What you are asked to do:
The required output consists solely of the lines from the top of the listing through the line containing "['0', '\u22121', '\u22122', '\u22123', '\u22124', '\u22125'];", transcribed exactly.

BEGIN Recorded information

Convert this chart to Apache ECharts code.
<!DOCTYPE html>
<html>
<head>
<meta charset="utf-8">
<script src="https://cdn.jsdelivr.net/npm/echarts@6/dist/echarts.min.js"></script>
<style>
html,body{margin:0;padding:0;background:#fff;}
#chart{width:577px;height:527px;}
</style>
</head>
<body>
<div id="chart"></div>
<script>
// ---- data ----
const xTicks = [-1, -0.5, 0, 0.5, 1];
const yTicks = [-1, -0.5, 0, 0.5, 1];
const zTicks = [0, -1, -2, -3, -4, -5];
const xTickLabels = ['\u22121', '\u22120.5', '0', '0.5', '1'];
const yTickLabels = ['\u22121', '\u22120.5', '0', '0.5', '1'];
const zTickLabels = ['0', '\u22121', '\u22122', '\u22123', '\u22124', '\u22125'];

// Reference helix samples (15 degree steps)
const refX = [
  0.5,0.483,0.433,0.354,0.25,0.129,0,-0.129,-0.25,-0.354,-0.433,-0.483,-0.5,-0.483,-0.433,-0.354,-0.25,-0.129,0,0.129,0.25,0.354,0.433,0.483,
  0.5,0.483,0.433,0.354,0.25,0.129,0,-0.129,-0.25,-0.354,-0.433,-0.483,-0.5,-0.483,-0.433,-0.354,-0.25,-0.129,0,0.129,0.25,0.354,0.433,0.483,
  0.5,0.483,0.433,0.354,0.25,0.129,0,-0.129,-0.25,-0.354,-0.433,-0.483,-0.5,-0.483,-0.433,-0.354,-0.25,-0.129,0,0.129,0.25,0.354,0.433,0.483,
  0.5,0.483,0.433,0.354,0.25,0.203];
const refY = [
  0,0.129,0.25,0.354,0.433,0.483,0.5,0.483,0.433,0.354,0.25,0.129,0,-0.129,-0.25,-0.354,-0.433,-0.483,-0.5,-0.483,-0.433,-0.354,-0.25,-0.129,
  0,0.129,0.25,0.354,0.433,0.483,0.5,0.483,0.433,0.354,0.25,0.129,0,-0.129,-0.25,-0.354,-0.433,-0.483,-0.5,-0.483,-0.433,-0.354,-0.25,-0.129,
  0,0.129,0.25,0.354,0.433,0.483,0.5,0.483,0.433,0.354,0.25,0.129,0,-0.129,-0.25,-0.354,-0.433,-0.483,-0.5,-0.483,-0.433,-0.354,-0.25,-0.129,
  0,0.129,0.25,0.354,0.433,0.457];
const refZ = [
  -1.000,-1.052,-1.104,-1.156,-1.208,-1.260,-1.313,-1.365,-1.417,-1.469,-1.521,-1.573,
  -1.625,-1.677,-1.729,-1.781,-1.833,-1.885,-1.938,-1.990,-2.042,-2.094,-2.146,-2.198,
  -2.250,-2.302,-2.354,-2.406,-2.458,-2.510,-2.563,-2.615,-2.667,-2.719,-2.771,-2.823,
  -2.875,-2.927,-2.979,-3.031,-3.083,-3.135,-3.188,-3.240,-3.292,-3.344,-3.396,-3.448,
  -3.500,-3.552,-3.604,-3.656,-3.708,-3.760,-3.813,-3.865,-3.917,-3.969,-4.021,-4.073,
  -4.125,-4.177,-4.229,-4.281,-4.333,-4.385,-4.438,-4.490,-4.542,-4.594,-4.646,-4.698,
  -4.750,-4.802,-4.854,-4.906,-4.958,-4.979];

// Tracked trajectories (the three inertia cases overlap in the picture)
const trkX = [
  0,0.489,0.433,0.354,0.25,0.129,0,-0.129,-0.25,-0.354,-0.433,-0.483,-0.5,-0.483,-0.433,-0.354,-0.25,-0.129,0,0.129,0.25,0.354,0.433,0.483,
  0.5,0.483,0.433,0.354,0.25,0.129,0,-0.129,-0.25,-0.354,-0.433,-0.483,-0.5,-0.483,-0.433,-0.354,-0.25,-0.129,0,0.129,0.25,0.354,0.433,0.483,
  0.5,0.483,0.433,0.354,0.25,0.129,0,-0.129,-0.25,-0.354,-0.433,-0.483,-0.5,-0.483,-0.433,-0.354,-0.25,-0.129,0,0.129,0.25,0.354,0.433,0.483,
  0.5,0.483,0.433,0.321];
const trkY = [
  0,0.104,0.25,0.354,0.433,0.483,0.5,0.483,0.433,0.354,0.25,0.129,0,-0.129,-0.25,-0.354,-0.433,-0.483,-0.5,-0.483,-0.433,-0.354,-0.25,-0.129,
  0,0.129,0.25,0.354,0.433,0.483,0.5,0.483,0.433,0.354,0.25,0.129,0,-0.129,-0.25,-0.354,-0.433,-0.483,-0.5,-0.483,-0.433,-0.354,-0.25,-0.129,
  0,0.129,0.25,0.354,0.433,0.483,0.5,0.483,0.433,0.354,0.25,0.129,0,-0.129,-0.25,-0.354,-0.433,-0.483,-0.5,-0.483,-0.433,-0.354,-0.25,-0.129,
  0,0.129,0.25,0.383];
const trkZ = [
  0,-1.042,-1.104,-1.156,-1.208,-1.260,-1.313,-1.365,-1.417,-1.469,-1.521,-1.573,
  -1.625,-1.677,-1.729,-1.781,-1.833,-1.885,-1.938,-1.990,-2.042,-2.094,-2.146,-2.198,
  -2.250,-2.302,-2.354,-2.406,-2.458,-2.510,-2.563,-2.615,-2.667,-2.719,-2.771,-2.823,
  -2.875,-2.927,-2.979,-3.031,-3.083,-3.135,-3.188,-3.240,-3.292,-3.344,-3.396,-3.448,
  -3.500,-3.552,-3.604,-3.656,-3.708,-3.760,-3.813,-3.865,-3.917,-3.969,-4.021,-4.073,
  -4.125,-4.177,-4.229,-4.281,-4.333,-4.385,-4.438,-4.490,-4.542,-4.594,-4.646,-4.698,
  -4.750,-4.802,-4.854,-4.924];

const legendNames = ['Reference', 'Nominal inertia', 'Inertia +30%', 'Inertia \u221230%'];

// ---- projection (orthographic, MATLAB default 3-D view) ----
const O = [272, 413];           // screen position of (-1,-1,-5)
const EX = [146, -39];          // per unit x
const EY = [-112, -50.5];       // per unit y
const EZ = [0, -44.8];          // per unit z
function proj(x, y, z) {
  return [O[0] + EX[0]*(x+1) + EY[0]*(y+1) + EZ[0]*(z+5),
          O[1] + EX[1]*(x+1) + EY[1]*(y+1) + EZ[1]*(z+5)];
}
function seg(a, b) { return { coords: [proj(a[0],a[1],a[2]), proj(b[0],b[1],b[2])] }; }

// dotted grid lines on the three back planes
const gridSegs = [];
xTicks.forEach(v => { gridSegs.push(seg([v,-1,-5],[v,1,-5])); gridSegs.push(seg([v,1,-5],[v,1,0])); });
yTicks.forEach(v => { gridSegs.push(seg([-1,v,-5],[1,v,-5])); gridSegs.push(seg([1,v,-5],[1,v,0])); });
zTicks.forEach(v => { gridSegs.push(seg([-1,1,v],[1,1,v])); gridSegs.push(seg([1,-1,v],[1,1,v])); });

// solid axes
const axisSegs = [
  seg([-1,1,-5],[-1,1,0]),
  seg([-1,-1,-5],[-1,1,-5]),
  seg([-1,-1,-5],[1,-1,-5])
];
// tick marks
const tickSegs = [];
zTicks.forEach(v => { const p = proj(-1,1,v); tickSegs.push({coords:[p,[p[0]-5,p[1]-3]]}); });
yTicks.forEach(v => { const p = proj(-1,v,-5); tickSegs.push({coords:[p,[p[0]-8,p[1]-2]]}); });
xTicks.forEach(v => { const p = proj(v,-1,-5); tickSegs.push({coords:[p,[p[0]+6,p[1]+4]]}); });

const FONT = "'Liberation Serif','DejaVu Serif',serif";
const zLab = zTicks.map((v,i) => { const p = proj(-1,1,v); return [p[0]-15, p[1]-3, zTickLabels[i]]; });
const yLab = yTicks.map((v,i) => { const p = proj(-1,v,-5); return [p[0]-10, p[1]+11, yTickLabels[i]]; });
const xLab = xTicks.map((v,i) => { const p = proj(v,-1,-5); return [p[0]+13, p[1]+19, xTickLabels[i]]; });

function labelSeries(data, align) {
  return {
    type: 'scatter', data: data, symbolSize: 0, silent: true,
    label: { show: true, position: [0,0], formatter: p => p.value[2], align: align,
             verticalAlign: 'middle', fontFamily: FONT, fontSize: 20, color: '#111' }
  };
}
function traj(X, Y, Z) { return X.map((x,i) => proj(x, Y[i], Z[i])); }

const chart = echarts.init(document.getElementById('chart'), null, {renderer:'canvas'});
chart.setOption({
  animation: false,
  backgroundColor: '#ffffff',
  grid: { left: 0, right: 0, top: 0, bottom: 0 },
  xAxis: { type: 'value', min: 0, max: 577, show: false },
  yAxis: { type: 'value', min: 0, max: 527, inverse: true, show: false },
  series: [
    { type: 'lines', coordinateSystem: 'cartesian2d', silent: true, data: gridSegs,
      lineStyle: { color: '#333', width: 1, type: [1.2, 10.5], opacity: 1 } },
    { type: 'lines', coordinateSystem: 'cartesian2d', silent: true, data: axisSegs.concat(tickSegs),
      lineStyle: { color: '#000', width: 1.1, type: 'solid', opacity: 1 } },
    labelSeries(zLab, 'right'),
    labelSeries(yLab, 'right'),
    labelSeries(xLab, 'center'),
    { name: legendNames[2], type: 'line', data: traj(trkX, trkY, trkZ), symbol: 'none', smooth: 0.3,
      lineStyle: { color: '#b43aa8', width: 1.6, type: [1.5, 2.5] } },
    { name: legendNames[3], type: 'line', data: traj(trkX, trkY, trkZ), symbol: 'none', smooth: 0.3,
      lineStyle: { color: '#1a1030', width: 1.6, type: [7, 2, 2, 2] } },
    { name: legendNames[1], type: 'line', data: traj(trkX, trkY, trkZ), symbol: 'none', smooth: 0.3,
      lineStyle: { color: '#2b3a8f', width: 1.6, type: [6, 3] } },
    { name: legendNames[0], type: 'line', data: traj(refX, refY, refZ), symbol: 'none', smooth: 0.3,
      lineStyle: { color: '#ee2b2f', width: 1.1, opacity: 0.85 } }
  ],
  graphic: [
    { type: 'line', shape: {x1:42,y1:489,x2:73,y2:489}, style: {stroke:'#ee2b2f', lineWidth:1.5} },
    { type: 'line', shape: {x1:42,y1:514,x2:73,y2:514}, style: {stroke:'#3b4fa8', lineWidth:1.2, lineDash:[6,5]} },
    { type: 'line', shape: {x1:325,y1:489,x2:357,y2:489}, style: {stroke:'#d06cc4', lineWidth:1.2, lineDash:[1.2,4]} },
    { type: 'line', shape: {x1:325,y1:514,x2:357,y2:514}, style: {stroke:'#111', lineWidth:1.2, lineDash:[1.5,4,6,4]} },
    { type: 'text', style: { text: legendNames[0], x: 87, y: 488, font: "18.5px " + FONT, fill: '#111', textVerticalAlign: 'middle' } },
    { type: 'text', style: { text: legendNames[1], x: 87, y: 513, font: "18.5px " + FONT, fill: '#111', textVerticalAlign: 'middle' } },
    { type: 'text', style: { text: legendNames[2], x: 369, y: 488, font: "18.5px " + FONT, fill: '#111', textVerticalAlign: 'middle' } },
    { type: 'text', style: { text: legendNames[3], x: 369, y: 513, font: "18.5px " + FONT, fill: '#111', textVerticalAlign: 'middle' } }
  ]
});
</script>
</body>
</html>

END Recorded information

Right answer:
Convert this chart to Apache ECharts code.
<!DOCTYPE html>
<html>
<head>
<meta charset="utf-8">
<script src="https://cdn.jsdelivr.net/npm/echarts@6/dist/echarts.min.js"></script>
<style>
html,body{margin:0;padding:0;background:#fff;}
#chart{width:577px;height:527px;}
</style>
</head>
<body>
<div id="chart"></div>
<script>
// ---- data ----
const xTicks = [-1, -0.5, 0, 0.5, 1];
const yTicks = [-1, -0.5, 0, 0.5, 1];
const zTicks = [0, -1, -2, -3, -4, -5];
const xTickLabels = ['\u22121', '\u22120.5', '0', '0.5', '1'];
const yTickLabels = ['\u22121', '\u22120.5', '0', '0.5', '1'];
const zTickLabels = ['0', '\u22121', '\u22122', '\u22123', '\u22124', '\u22125'];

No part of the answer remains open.